Exxon Mobil: Middle East Disruptions Fuel the Fire
ExxonMobil's latest 8-K filing on April 8 details direct hits from the conflict: Middle East assets, representing 20% of global production, saw 6% quarterly oil-equivalent output drops due to Qatar LNG train attacks and UAE disruptions. Refining throughput dipped 2% from reduced crude availability, with Qatar and UAE contributing ~628k oebd in 2025 baselines.
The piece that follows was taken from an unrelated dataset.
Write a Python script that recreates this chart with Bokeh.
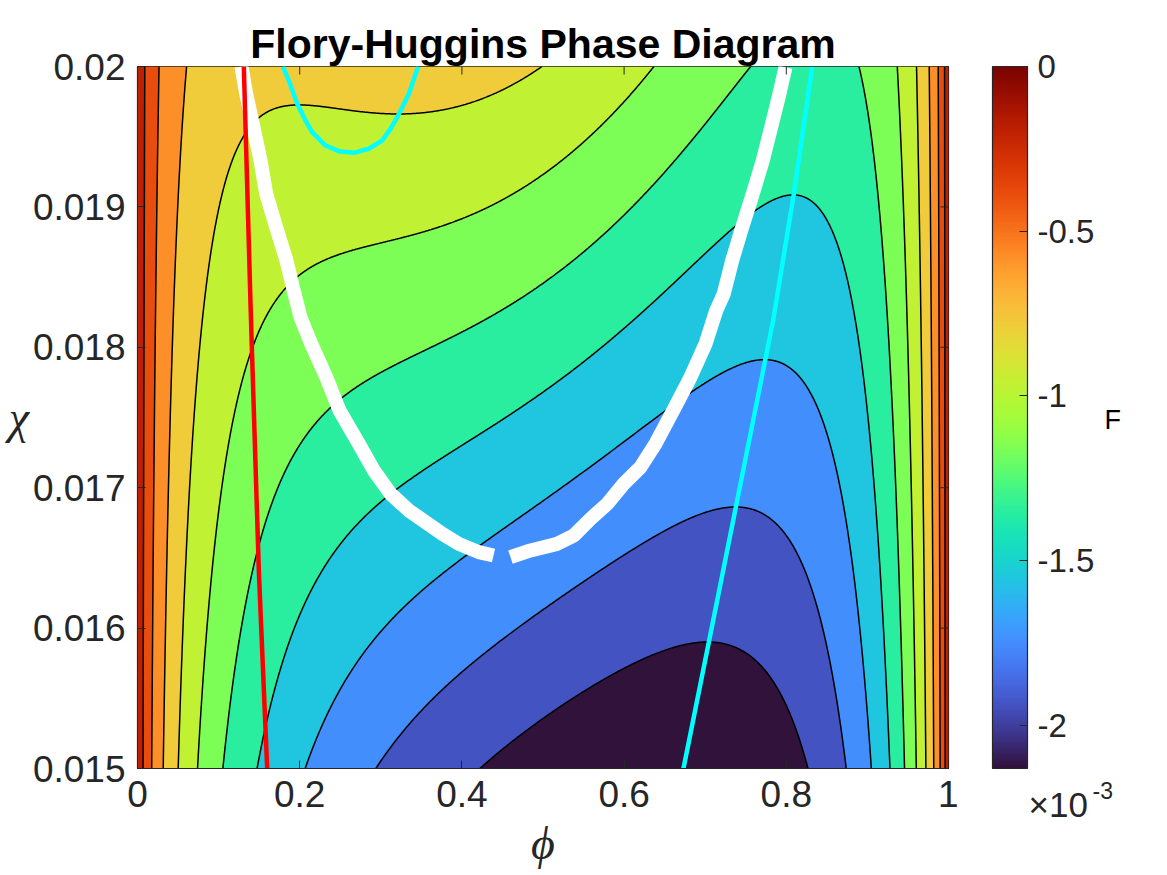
import numpy as np
from bokeh.plotting import figure
from bokeh.layouts import row
from bokeh.models import (LinearColorMapper, ColorBar, FixedTicker, Label, Range1d)
from bokeh.palettes import Turbo256
from bokeh.embed import file_html
from bokeh.resources import INLINE

# ---------------- data ----------------
# Flory-Huggins free energy F = phi/N_A ln(phi) + (1-phi)/N_B ln(1-phi) + chi phi (1-phi)
# chain lengths read from the critical point (~0.45, ~0.0165) and the colour-scale minimum
N_A = 150
N_B = 100
phi_limits = [0.0, 1.0]
chi_limits = [0.015, 0.02]
n_levels = 10

phi_ticks = [0, 0.2, 0.4, 0.6, 0.8, 1]
phi_tick_labels = ["0", "0.2", "0.4", "0.6", "0.8", "1"]
chi_ticks = [0.015, 0.016, 0.017, 0.018, 0.019, 0.02]
chi_tick_labels = ["0.015", "0.016", "0.017", "0.018", "0.019", "0.02"]
cbar_ticks = [-0.002, -0.0015, -0.001, -0.0005, 0.0]
cbar_tick_labels = ["-2", "-1.5", "-1", "-0.5", "0"]

# white curve (coexistence)
white_left_phi = [0.1282, 0.1340, 0.1430, 0.1517, 0.1587, 0.1710, 0.1837, 0.1936, 0.2010, 0.2142,
                  0.2327, 0.2491, 0.2729, 0.2914, 0.3120, 0.3345, 0.3757, 0.3962, 0.4208, 0.4390]
white_left_chi = [0.020000, 0.019806, 0.019568, 0.019330, 0.019093, 0.018855, 0.018618, 0.018381,
                  0.018214, 0.018025, 0.017787, 0.017550, 0.017313, 0.017123, 0.016957, 0.016838,
                  0.016672, 0.016600, 0.016541, 0.016517]
white_right_phi = [0.4599, 0.4846, 0.5175, 0.5380, 0.5586, 0.5792, 0.5996, 0.6202, 0.6387, 0.6605,
                   0.6819, 0.7004, 0.7136, 0.7229, 0.7333, 0.7456, 0.7587, 0.7710, 0.7814, 0.7916,
                   0.7990]
white_right_chi = [0.016505, 0.016553, 0.016600, 0.016660, 0.016778, 0.016885, 0.017028, 0.017146,
                   0.017313, 0.017550, 0.017787, 0.018025, 0.018262, 0.018381, 0.018618, 0.018855,
                   0.019093, 0.019330, 0.019568, 0.019806, 0.019995]

# red line
red_phi = [0.1311, 0.1397, 0.1496, 0.1599]
red_chi = [0.0200, 0.018241, 0.016410, 0.0150]

# cyan line (minimum of F)
cyan_phi = [0.6732, 0.7148, 0.7838, 0.8093, 0.8319]
cyan_chi = [0.0150, 0.016197, 0.018191, 0.019093, 0.019995]

# cyan U-shaped curve near the top
cyanu_phi = [0.1792, 0.1866, 0.1969, 0.2072, 0.2154, 0.2318, 0.2482, 0.2667, 0.2852, 0.3017,
             0.3120, 0.3202, 0.3346, 0.3461]
cyanu_chi = [0.02000, 0.019900, 0.019734, 0.019615, 0.019532, 0.019437, 0.019397, 0.019385,
             0.019414, 0.019473, 0.019556, 0.019639, 0.019805, 0.02000]

# ---------------- field ----------------
edge = np.geomspace(1e-6, 0.06, 260)
phi = np.unique(np.concatenate([np.linspace(phi_limits[0], phi_limits[1], 1201), edge, 1 - edge]))
chi = np.linspace(chi_limits[0], chi_limits[1], 301)
P, C = np.meshgrid(phi, chi)


def xlogx(v):
    safe = np.where(v > 0, v, 1.0)
    return np.where(v > 0, v * np.log(safe), 0.0)


F = xlogx(P) / N_A + xlogx(1 - P) / N_B + C * P * (1 - P)
fmin, fmax = float(F.min()), float(F.max())
line_levels = list(np.linspace(fmin, fmax, n_levels + 2)[1:-1])
fill_levels = [fmin - 1e-9] + line_levels + [fmax + 1e-9]
fill_colors = [Turbo256[min(int(256 * i / (n_levels + 1)), 255)] for i in range(n_levels + 1)]

# ---------------- main figure ----------------
FONT = "Liberation Sans"
TXT = "#262626"
FRAME_W, FRAME_H = 811, 702
TICK = 8
H = 875

p = figure(width=958, height=H, output_backend="svg", toolbar_location=None,
           x_range=Range1d(*phi_limits), y_range=Range1d(*chi_limits),
           min_border_left=137, min_border_right=10, min_border_top=66,
           min_border_bottom=H - 66 - FRAME_H)
p.background_fill_color = "white"
p.border_fill_color = "white"
p.grid.visible = False
p.outline_line_color = TXT
p.outline_line_width = 1.2

p.title.text = "Flory-Huggins Phase Diagram"
p.title.align = "center"
p.title.text_font = FONT
p.title.text_font_size = "41px"
p.title.text_font_style = "bold"
p.title.text_color = "black"
p.title.standoff = 0

p.contour(x=phi, y=chi, z=F, levels=fill_levels, fill_color=fill_colors)
p.contour(x=phi, y=chi, z=F, levels=line_levels, line_color="black", line_width=1.5)

p.line(white_left_phi, white_left_chi, line_color="white", line_width=14)
p.line(white_right_phi, white_right_chi, line_color="white", line_width=14)
p.line(red_phi, red_chi, line_color="#ff0000", line_width=4.5)
p.line(cyan_phi, cyan_chi, line_color="#00ffff", line_width=4.5)
p.line(cyanu_phi, cyanu_chi, line_color="#00ffff", line_width=4.5, line_join="round")

# box ticks on top and right (MATLAB "box on" style)
dx = TICK / FRAME_W * (phi_limits[1] - phi_limits[0])
dy = TICK / FRAME_H * (chi_limits[1] - chi_limits[0])
p.segment(x0=phi_ticks, y0=[chi_limits[1]] * len(phi_ticks), x1=phi_ticks,
          y1=[chi_limits[1] - dy] * len(phi_ticks), line_color=TXT, line_width=1)
p.segment(x0=[phi_limits[1]] * len(chi_ticks), y0=chi_ticks, x1=[phi_limits[1] - dx] * len(chi_ticks),
          y1=chi_ticks, line_color=TXT, line_width=1)


def style_axis(ax, ticks, labels):
    ax.ticker = FixedTicker(ticks=ticks)
    ax.major_label_overrides = {t: l for t, l in zip(ticks, labels)}
    ax.major_tick_in = TICK
    ax.major_tick_out = 0
    ax.minor_tick_line_color = None
    ax.major_tick_line_color = TXT
    ax.axis_line_color = TXT
    ax.major_label_text_font = FONT
    ax.major_label_text_color = TXT
    ax.major_label_text_font_size = "37px"
    ax.major_label_standoff = 12


style_axis(p.xaxis[0], phi_ticks, phi_tick_labels)
style_axis(p.yaxis[0], chi_ticks, chi_tick_labels)
p.xaxis[0].axis_label = "\u03d5"
p.yaxis[0].axis_label = "\u03c7"
for ax in (p.xaxis[0], p.yaxis[0]):
    ax.axis_label_text_font = "Liberation Serif"
    ax.axis_label_text_font_style = "italic"
    ax.axis_label_text_font_size = "46px"
    ax.axis_label_text_color = TXT
    ax.axis_label_standoff = 1
p.xaxis[0].axis_label_standoff = 8
p.yaxis[0].major_label_orientation = "horizontal"
p.yaxis[0].axis_label_orientation = "horizontal"

# ---------------- colour-bar panel ----------------
P2_W, P2_H, P2_TOP = 168, 790, 40   # frame of the side panel, in pixels
p2 = figure(width=34 + P2_W, height=H, output_backend="svg", toolbar_location=None,
            x_range=Range1d(0, P2_W), y_range=Range1d(0, P2_H),
            min_border_left=34, min_border_right=0, min_border_top=P2_TOP,
            min_border_bottom=H - P2_TOP - P2_H, x_axis_location=None, y_axis_location=None)
p2.frame_align = False
p2.grid.visible = False
p2.outline_line_color = None
p2.background_fill_color = "white"
p2.border_fill_color = "white"

mapper = LinearColorMapper(palette=Turbo256, low=fmin, high=0.0)
cb = ColorBar(color_mapper=mapper, ticker=FixedTicker(ticks=cbar_ticks),
              major_label_overrides={t: l for t, l in zip(cbar_ticks, cbar_tick_labels)},
              location=(0, P2_TOP + P2_H - 768), width=35, height=FRAME_H, margin=0, padding=0,
              label_standoff=10,
              major_label_text_font=FONT, major_label_text_font_size="33px",
              major_label_text_color=TXT,
              major_tick_line_color=TXT, major_tick_in=8, major_tick_out=0,
              minor_tick_line_color=None,
              bar_line_color=TXT, bar_line_width=1.2,
              background_fill_color=None, border_line_color=None)
p2.add_layout(cb, "center")

p2.add_layout(Label(x=112, y=411, text="F", text_font=FONT, text_font_size="27px",
                    text_color="black", text_baseline="middle"))
p2.add_layout(Label(x=36, y=26, text="\u00d710", text_font=FONT, text_font_size="35px",
                    text_color=TXT, text_baseline="alphabetic"))
p2.add_layout(Label(x=100, y=40, text="-3", text_font=FONT, text_font_size="23px",
                    text_color=TXT, text_baseline="alphabetic"))

layout = row(p, p2, spacing=0)
open("out.html", "w").write(file_html(layout, INLINE))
Yet, XOM's diversification shines—875k bpd from Guyana's Yellowtail and Permian records at 1.8M oe/d offset risks.
Earnings calls reinforce resilience: Upstream guidance targets >2.5M oe/d beyond 2030, with lightweight proppant boosting Permian recoveries by 20%. Low-carbon delays aside, disciplined CapEx under $27-29B and $500-700M seasonal tailwinds position XOM for upside if no ceasefire materializes. Oil above $80/bbl—spurred by 'forever war' fears—extends the rally, as Hormuz threats keep a $5-10/bbl risk premium intact.
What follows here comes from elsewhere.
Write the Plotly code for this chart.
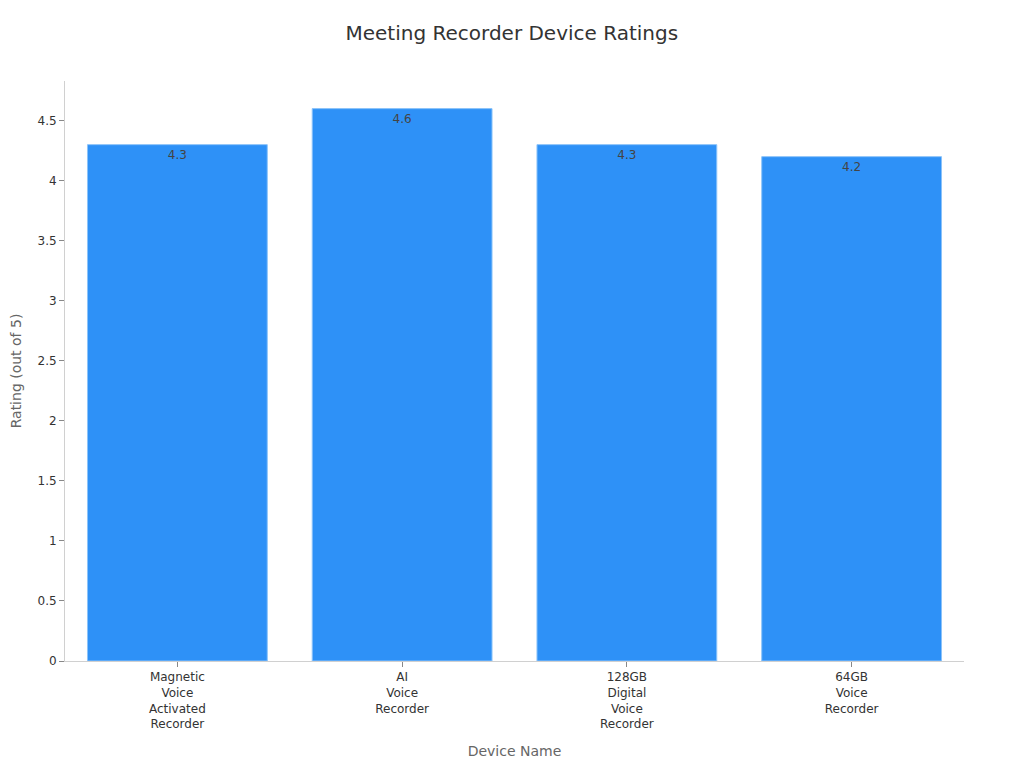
import plotly.graph_objects as go

# Device ratings
devices = [
    "Magnetic<br>Voice<br>Activated<br>Recorder",
    "AI<br>Voice<br>Recorder",
    "128GB<br>Digital<br>Voice<br>Recorder",
    "64GB<br>Voice<br>Recorder",
]
ratings = [4.3, 4.6, 4.3, 4.2]
rating_labels = ["4.3", "4.6", "4.3", "4.2"]

fig = go.Figure()

fig.add_trace(go.Bar(
    x=devices,
    y=ratings,
    text=rating_labels,
    textposition="inside",
    insidetextanchor="end",
    textfont=dict(color="#444444", size=12),
    marker=dict(color="#2E91F7", line=dict(color="#8CC3F9", width=1)),
    hoverinfo="x+y",
))

fig.update_layout(
    title=dict(text="Meeting Recorder Device Ratings", x=0.492, xanchor="center",
               y=0.9674, yanchor="middle", font=dict(size=20, color="#333333")),
    font=dict(family="DejaVu Sans", size=12, color="#333333"),
    plot_bgcolor="white",
    paper_bgcolor="white",
    width=1024,
    height=768,
    margin=dict(l=57, r=68, t=73, b=115),
    bargap=0.2,
    showlegend=False,
    xaxis=dict(
        title=dict(text="Device Name", font=dict(size=14, color="#666666"), standoff=15),
        showline=True, linecolor="#d0d0d0", linewidth=1,
        ticks="outside", tickcolor="#888888", ticklen=5,
        showgrid=False, zeroline=False,
        tickfont=dict(size=12, color="#333333"),
    ),
    yaxis=dict(
        title=dict(text="Rating (out of 5)", font=dict(size=14, color="#666666")),
        range=[0, 4.83],
        dtick=0.5,
        automargin=False,
        showline=True, linecolor="#d0d0d0", linewidth=1,
        ticks="outside", tickcolor="#888888", ticklen=5,
        showgrid=False, zeroline=False,
        tickfont=dict(size=12, color="#333333"),
    ),
)

fig.write_html("out.html")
Bullish case: Israel's stance derails quick truces, sustaining XOM's 38% 1Y outperformance. A true deal? Capping gains at current valuations.
Lockheed Martin: Backlog Bulletproof Amid Escalation
LMT's $194B record backlog—up from $179B in Q3 2025—screams multi-year visibility. Q4 deliveries hit records: 191 F-35s and 120 PAC-3 interceptors. 2026 guidance calls for $77-80B sales (+5% organic), $29.35-30.25 EPS (midpoint +$8 YoY), and $6.5-6.8B FCF. Framework deals for PAC-3 and THAAD lock in scale, with $5B CapEx/IR&D ramping missiles and F-35 sustainment.
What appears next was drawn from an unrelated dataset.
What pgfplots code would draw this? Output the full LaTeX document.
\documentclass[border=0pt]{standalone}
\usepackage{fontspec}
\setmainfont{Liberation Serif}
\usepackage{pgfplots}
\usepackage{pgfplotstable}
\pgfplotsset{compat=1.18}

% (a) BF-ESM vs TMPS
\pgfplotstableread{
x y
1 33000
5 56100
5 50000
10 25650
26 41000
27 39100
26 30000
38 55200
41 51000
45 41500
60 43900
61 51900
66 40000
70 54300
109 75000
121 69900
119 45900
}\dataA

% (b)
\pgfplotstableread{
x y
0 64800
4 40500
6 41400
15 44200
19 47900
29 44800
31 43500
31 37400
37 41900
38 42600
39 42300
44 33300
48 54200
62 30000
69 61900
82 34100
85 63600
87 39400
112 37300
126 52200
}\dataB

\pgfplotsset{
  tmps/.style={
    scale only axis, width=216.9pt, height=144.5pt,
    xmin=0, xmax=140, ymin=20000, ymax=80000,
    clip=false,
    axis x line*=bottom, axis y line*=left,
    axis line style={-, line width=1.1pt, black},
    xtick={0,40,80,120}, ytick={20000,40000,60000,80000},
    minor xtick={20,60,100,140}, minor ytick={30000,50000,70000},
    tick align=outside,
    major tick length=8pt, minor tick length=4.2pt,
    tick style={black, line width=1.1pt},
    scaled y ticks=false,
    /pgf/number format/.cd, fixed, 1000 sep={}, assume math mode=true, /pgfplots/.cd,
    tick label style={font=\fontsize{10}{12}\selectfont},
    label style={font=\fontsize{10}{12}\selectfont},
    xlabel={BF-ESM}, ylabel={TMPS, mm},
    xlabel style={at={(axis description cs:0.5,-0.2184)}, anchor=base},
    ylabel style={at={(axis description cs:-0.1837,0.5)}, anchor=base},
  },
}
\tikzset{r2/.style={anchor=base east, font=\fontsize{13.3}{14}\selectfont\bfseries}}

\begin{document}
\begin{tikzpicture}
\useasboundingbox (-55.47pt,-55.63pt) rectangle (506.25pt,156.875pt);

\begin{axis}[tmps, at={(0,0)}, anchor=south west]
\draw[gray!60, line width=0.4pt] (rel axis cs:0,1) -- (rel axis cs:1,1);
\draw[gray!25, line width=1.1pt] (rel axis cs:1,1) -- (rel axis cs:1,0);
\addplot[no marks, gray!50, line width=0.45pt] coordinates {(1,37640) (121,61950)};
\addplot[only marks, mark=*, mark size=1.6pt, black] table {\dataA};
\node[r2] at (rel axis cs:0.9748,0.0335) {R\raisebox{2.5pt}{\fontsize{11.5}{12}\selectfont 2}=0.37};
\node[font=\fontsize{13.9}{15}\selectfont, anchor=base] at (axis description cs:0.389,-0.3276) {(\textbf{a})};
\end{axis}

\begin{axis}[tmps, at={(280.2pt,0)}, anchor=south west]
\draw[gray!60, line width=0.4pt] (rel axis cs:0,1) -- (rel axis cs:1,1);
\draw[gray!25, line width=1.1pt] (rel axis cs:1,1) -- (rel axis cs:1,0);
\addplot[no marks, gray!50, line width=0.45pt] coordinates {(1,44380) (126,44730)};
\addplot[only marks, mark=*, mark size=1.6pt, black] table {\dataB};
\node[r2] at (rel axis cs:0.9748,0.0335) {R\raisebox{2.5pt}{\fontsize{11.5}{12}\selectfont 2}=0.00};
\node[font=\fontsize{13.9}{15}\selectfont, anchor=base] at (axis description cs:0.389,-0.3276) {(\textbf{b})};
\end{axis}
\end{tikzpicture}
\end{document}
Geopolitics? LMT's 10-K and 10-Qs flag Middle East/Europe/Pacific tensions as tailwinds, driving capacity builds despite long-cycle dynamics. Recent demos—like F-22 drone control and Helios laser vs. drones—align with depleted stockpiles. Dividend hikes (+5%) and repurchases sweeten the 2.5% yield.
Bullish tilt: No ceasefire means accelerated U.S./allied spending, pushing LMT toward $30 EPS and backlog >$200B. EURN's tanker exposure (no fresh data) pales vs. LMT's moat.
The Investment Math: Prolonged Standoff Wins
US-Iran talks offer de-escalation hopes, but Israel's 'forever war' rhetoric tilts odds toward sustained premiums. XOM trades at a 20% discount to peers on EV/EBITDA, with 11% ROE undervalued amid production beats. LMT's 75% ROE and FCF yield scream quality—$6.6B 2025 FCF funds growth sans dilution.
Clear bullish stance: Buy the dip on both. XOM for oil's sticky premium; LMT for defense's secular surge. At current levels, a failed truce adds 10-15% upside via multiples expansion.
Watch these catalysts:
- Next US-Iran negotiation readout (mid-April?)—truce progress caps XOM, boosts LMT short-term.
- Israeli strike escalation—oil spike to $90+, LMT backlog refresh.
- Q1 earnings (late April): XOM's disruption quantifies; LMT's bookings confirm demand.
Prolonged impasse isn't risk—it's rocket fuel for these giants.